Evening, squiders. Why is summer so hot? Ugh.
I’ve been reading through Terry Brooks’s Sometimes the Magic Works, which is part writing how-to and part memoir, for the past two months. It was written in 2003, and is one of the many writing books I’ve inherited from my mother each time she moves.
(I’ve just finished it, actually.)
I discovered a very interesting chapter in my reading yesterday, however. In a chapter entitled “The Word and the Void” (which is the name of the first trilogy in the Shannara series, and the one I’m currently in) Mr. Brooks talks about the dangers of writing outside the series/genre you’re known for, and he uses the Word and the Void as an example, as a separate series from Shannara.
Yet here I am, twenty years later, and the Word and the Void is included in every list of Shannara books you can find on the Internet.
So I can only assume that sometime between 2003 (when he wrote this memoir/how-to) and the publication of Armageddon’s Children (2006, the first of the Genesis of Shannara trilogy), the decision was made to include the Word and the Void trilogy as part of the Shannara universe as opposed to its own, and that the Genesis of Shannara trilogy is the bridge between the Word and the Void and the later Shannara books.
(Also an interesting note, while the Word and the Void and a few related-ish short stories are included on the lists of Shannara books and reading orders, Mr. Brooks’s own reading orders for Shannara do not include them.)
All my questions are answered. The Word and the Void books don’t feel like Shannara, and have no obvious ties to the later Shannara books, and the magic is all weird, because they were not written as part of Shannara.
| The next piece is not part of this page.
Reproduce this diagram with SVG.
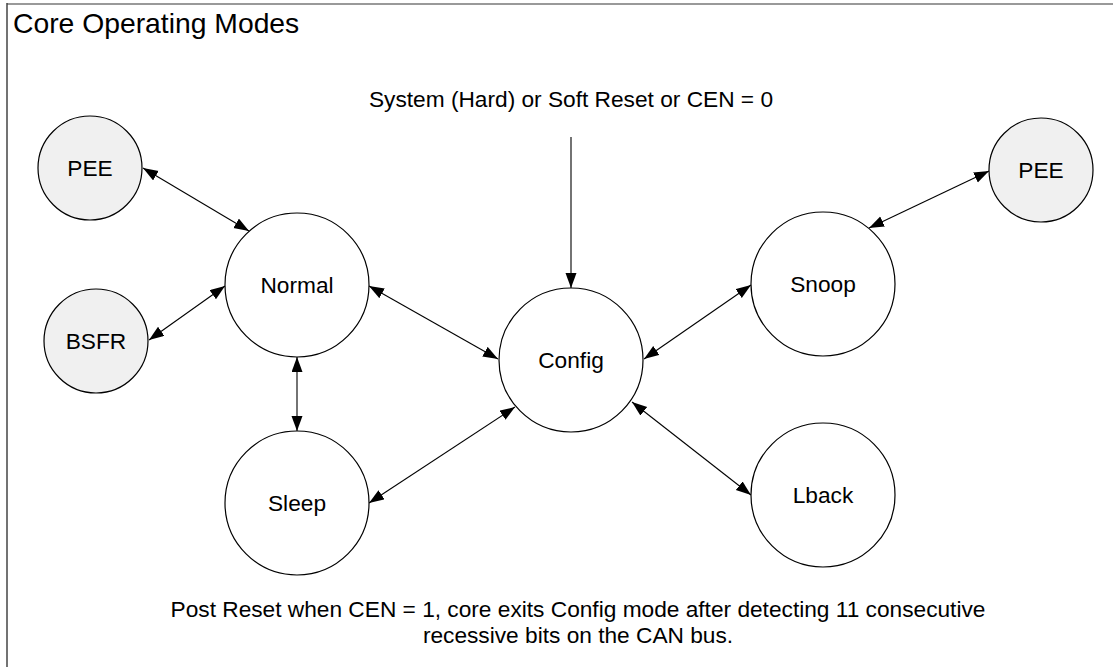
<svg xmlns="http://www.w3.org/2000/svg" width="1113" height="667" viewBox="0 0 1113 667">
<style>
text{font-family:"Liberation Sans",Arial,sans-serif;fill:#000}
.lbl{font-size:22.7px;text-anchor:middle}
.node{stroke:#000;stroke-width:1.2;fill:#fff}
.ext{fill:#f0f0f0}
.conn{stroke:#000;stroke-width:1.1;fill:none;marker-end:url(#ah)}
.both{marker-start:url(#ah)}
</style>
<defs>
<marker id="ah" markerUnits="userSpaceOnUse" markerWidth="16" markerHeight="12" refX="15" refY="5.5" orient="auto-start-reverse">
<path d="M0,0 L15,5.5 L0,11 z" fill="#000"/>
</marker>
</defs>
<rect width="1113" height="667" fill="#fff"/>
<g id="frame">
<line x1="7" y1="4" x2="1113" y2="4" stroke="#999" stroke-width="2"/>
<line x1="7" y1="3" x2="7" y2="667" stroke="#444" stroke-width="1.5"/>
<text x="13" y="33" style="font-size:28.3px">Core Operating Modes</text>
</g>
<g id="connectors">
<line class="conn" x1="571" y1="137" x2="571" y2="288"/>
<line class="conn both" x1="143" y1="168" x2="249" y2="231"/>
<line class="conn both" x1="149" y1="340" x2="225" y2="286"/>
<line class="conn both" x1="369" y1="286" x2="498" y2="359"/>
<line class="conn both" x1="297" y1="357" x2="297" y2="431"/>
<line class="conn both" x1="369" y1="503" x2="515" y2="407"/>
<line class="conn both" x1="644" y1="359" x2="751" y2="285"/>
<line class="conn both" x1="632" y1="402" x2="751" y2="495"/>
<line class="conn both" x1="869" y1="228" x2="989" y2="171"/>
</g>
<g id="pee-left"><circle class="node ext" cx="90" cy="168" r="52"/><text class="lbl" x="90" y="176">PEE</text></g>
<g id="bsfr"><circle class="node ext" cx="96" cy="341" r="52"/><text class="lbl" x="96" y="349">BSFR</text></g>
<g id="normal"><circle class="node" cx="297" cy="285" r="72"/><text class="lbl" x="297" y="293">Normal</text></g>
<g id="sleep"><circle class="node" cx="297" cy="503" r="72"/><text class="lbl" x="297" y="511">Sleep</text></g>
<g id="config"><circle class="node" cx="571" cy="360" r="72"/><text class="lbl" x="571" y="368">Config</text></g>
<g id="snoop"><circle class="node" cx="823" cy="284" r="72"/><text class="lbl" x="823" y="292">Snoop</text></g>
<g id="lback"><circle class="node" cx="823" cy="495" r="72"/><text class="lbl" x="823" y="503">Lback</text></g>
<g id="pee-right"><circle class="node ext" cx="1041" cy="170" r="52"/><text class="lbl" x="1041" y="178">PEE</text></g>
<g id="labels">
<text class="lbl" x="571" y="107">System (Hard) or Soft Reset or CEN = 0</text>
<text class="lbl" x="578" y="617">Post Reset when CEN = 1, core exits Config mode after detecting 11 consecutive</text>
<text class="lbl" x="578" y="643">recessive bits on the CAN bus.</text>
</g>
</svg>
I wonder what happened. Did Mr. Brooks have an epiphany that tied everything together? Was it a marketing thing, where someone was like, well, you know, these books take place hundreds (thousands?) of years before these other books, so why not just kind of shoehorn them in? They’re close enough?
I guess I won’t know for sure until I get farther in the series.
Anyway, I just thought that was interesting. See you Thursday, squiders!